What you are asked to do:
In the entries below, find the line containing "Write a Python" and the line containing "ax = fig.add_axes([0.104, 0.138, 0.885, 0.831])". Copy those two lines and everything between them exactly, without the pictures.

Record excerpts:
-*-*-

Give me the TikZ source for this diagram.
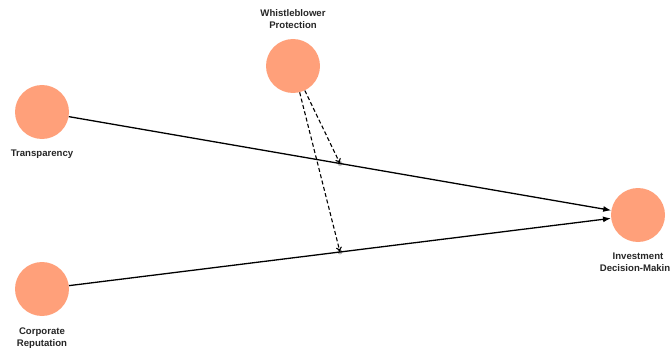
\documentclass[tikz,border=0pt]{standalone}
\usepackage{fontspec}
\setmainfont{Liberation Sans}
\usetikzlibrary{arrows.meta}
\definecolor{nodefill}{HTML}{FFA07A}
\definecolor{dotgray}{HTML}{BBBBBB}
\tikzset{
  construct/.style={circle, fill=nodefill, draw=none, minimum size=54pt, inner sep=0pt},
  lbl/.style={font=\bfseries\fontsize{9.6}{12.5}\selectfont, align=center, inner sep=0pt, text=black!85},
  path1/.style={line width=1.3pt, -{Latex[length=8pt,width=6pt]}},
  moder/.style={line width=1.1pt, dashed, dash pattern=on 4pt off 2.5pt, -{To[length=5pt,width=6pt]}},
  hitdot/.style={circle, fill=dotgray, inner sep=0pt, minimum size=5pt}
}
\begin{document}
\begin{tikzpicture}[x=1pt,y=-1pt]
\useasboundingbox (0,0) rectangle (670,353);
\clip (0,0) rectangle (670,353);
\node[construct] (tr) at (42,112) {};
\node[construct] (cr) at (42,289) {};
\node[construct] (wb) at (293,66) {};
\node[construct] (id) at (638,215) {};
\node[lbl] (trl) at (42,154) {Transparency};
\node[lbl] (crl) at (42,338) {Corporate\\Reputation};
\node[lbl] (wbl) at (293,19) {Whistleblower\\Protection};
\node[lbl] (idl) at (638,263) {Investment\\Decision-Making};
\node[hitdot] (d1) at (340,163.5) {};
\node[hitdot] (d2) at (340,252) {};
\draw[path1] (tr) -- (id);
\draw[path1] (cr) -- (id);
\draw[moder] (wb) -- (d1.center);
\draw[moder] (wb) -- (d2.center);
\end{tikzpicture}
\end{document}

-*-*-

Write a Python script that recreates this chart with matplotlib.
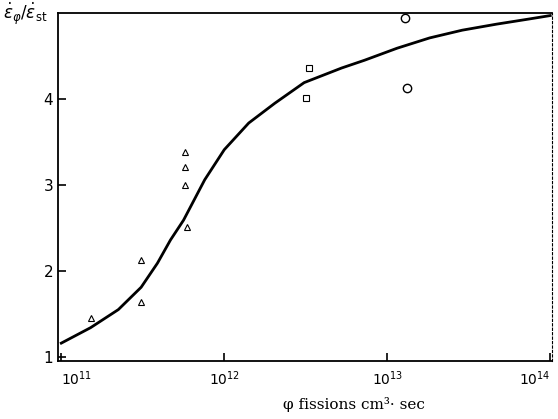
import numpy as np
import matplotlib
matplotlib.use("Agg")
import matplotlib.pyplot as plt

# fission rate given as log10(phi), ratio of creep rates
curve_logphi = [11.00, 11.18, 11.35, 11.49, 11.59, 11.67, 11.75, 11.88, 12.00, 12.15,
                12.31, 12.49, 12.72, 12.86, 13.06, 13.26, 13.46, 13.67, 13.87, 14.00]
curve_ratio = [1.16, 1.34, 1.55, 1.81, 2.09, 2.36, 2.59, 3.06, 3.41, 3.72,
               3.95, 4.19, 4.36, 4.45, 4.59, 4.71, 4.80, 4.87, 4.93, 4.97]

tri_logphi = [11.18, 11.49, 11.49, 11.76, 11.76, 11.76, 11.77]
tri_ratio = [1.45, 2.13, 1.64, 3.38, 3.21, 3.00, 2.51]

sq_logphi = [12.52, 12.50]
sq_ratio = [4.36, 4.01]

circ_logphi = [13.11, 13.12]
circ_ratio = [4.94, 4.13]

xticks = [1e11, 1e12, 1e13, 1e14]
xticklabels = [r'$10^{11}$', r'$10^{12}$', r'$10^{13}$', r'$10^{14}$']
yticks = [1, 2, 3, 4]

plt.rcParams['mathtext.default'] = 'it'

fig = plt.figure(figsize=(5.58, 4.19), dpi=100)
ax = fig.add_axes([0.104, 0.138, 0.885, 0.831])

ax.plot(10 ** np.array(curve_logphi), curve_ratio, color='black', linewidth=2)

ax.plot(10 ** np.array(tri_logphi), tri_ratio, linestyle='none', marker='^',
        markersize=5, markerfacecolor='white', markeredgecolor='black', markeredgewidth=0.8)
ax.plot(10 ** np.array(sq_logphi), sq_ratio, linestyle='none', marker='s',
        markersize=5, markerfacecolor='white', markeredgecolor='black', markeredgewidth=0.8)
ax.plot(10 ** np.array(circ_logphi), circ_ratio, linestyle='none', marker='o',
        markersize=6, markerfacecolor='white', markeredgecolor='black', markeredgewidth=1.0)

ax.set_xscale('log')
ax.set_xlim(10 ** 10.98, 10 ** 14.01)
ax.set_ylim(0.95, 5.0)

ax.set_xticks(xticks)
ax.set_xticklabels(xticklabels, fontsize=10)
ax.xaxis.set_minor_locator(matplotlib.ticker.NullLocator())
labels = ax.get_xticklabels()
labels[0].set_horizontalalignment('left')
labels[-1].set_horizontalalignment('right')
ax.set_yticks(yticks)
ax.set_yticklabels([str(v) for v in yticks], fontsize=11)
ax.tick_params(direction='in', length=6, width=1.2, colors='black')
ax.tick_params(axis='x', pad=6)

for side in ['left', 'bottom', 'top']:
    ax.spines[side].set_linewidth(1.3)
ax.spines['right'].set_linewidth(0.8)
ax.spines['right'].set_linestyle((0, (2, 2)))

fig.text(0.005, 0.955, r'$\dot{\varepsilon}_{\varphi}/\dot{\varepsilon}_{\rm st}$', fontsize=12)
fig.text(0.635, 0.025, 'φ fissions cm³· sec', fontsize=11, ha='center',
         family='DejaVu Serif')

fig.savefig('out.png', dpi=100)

-*-*-

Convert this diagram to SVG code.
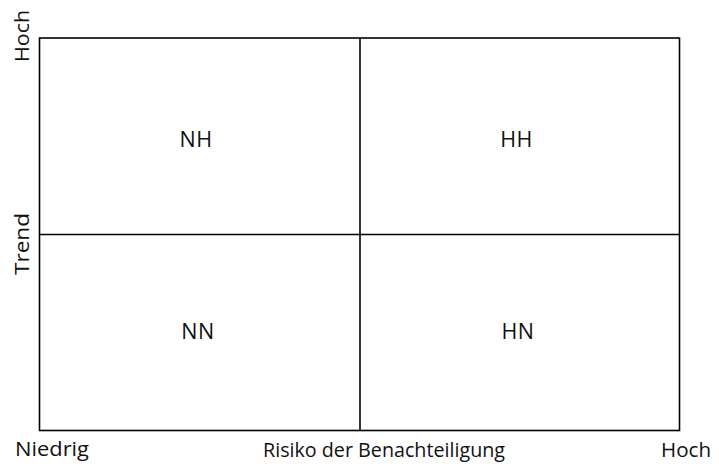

-*-*-

Answer below:
Write a Python script that recreates this chart with matplotlib.
import numpy as np
import matplotlib
matplotlib.use("Agg")
import matplotlib.pyplot as plt

# fission rate given as log10(phi), ratio of creep rates
curve_logphi = [11.00, 11.18, 11.35, 11.49, 11.59, 11.67, 11.75, 11.88, 12.00, 12.15,
                12.31, 12.49, 12.72, 12.86, 13.06, 13.26, 13.46, 13.67, 13.87, 14.00]
curve_ratio = [1.16, 1.34, 1.55, 1.81, 2.09, 2.36, 2.59, 3.06, 3.41, 3.72,
               3.95, 4.19, 4.36, 4.45, 4.59, 4.71, 4.80, 4.87, 4.93, 4.97]

tri_logphi = [11.18, 11.49, 11.49, 11.76, 11.76, 11.76, 11.77]
tri_ratio = [1.45, 2.13, 1.64, 3.38, 3.21, 3.00, 2.51]

sq_logphi = [12.52, 12.50]
sq_ratio = [4.36, 4.01]

circ_logphi = [13.11, 13.12]
circ_ratio = [4.94, 4.13]

xticks = [1e11, 1e12, 1e13, 1e14]
xticklabels = [r'$10^{11}$', r'$10^{12}$', r'$10^{13}$', r'$10^{14}$']
yticks = [1, 2, 3, 4]

plt.rcParams['mathtext.default'] = 'it'

fig = plt.figure(figsize=(5.58, 4.19), dpi=100)
ax = fig.add_axes([0.104, 0.138, 0.885, 0.831])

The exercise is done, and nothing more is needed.